__WRITTEN EXERCISE__: Please repeat, exactly and with nothing added, the lines running from the line that contains "What matplotlib code" to the line that contains "order_p = list(range(5, 41))", both lines included.

__TASK MATERIAL__:
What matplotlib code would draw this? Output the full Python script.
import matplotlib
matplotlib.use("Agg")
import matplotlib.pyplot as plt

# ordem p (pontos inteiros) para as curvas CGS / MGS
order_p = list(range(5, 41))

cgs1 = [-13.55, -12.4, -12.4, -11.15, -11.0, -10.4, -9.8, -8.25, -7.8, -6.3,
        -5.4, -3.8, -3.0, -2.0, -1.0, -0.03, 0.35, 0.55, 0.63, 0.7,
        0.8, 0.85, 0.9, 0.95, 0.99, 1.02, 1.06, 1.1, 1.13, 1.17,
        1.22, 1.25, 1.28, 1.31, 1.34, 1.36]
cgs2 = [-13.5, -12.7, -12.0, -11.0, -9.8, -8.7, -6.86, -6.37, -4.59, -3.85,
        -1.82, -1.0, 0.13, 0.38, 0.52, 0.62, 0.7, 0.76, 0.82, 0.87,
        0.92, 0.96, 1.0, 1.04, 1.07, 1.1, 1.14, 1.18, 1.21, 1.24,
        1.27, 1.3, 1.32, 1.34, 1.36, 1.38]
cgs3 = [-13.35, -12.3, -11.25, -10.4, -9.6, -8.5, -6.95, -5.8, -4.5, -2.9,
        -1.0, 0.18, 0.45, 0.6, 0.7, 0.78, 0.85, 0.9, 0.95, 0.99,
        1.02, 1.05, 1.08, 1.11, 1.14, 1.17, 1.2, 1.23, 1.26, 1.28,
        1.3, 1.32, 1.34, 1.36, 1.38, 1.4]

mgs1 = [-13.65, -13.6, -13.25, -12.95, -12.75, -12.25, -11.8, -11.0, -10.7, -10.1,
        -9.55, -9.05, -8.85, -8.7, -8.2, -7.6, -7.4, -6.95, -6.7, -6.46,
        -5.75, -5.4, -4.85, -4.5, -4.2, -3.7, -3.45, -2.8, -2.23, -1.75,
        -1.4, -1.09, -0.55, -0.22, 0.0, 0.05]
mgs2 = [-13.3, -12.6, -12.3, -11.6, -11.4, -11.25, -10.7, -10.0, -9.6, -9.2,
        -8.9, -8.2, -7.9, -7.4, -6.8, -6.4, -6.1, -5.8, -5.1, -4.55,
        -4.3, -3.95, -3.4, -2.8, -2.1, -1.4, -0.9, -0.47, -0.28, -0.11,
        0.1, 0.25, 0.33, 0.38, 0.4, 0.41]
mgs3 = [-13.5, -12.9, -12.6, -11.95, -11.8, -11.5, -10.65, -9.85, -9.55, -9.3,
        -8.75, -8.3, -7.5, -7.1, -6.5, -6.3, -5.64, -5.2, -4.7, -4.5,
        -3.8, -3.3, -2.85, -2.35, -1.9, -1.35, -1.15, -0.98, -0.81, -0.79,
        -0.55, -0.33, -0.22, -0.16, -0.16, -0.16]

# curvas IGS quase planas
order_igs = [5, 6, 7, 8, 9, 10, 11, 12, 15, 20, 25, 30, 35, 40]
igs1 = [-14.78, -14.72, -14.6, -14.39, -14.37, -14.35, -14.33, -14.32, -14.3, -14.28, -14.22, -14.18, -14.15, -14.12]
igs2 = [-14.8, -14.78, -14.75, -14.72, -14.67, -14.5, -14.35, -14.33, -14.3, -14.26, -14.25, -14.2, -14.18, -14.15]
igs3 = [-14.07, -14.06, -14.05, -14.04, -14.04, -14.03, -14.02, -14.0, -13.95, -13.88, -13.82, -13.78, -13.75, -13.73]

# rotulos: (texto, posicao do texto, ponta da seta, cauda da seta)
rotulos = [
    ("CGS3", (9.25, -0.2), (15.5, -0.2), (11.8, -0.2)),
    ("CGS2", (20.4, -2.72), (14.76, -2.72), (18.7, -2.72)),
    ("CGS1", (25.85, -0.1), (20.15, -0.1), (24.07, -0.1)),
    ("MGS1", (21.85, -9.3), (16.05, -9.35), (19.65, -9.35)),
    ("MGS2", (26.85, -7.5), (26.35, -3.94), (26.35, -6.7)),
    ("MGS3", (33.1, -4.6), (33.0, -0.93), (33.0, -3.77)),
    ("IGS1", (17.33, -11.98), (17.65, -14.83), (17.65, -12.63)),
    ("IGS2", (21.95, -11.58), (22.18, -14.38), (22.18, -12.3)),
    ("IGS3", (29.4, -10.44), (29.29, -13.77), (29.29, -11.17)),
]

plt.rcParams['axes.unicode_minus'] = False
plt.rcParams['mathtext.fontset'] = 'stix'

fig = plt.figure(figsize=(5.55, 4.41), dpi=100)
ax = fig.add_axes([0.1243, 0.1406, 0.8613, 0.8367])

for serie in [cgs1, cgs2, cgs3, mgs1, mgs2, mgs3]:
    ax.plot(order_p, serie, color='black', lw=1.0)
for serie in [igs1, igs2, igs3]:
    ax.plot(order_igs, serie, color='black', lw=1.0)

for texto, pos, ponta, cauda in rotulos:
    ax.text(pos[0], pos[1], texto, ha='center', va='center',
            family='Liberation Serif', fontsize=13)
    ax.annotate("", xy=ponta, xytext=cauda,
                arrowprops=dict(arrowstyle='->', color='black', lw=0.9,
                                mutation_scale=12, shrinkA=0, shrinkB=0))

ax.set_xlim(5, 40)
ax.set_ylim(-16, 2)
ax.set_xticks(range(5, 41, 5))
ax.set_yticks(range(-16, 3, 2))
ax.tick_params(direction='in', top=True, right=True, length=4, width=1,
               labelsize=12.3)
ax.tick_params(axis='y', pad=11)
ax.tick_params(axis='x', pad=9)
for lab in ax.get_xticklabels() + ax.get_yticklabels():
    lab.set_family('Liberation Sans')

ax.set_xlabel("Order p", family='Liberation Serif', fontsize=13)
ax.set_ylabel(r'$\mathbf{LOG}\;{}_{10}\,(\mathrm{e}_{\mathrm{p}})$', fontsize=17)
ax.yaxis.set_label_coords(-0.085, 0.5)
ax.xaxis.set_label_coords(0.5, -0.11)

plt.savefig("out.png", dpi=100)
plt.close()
---
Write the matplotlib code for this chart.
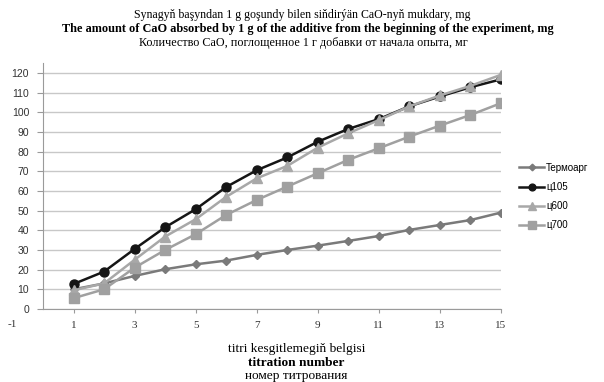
--
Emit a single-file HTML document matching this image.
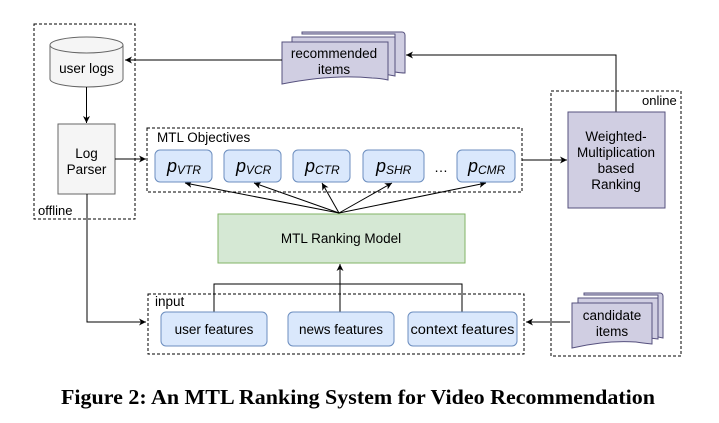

__RESPONSE TO THIS TASK__:
What matplotlib code would draw this? Output the full Python script.
import matplotlib
matplotlib.use("Agg")
import matplotlib.pyplot as plt

# ordem p (pontos inteiros) para as curvas CGS / MGS
order_p = list(range(5, 41))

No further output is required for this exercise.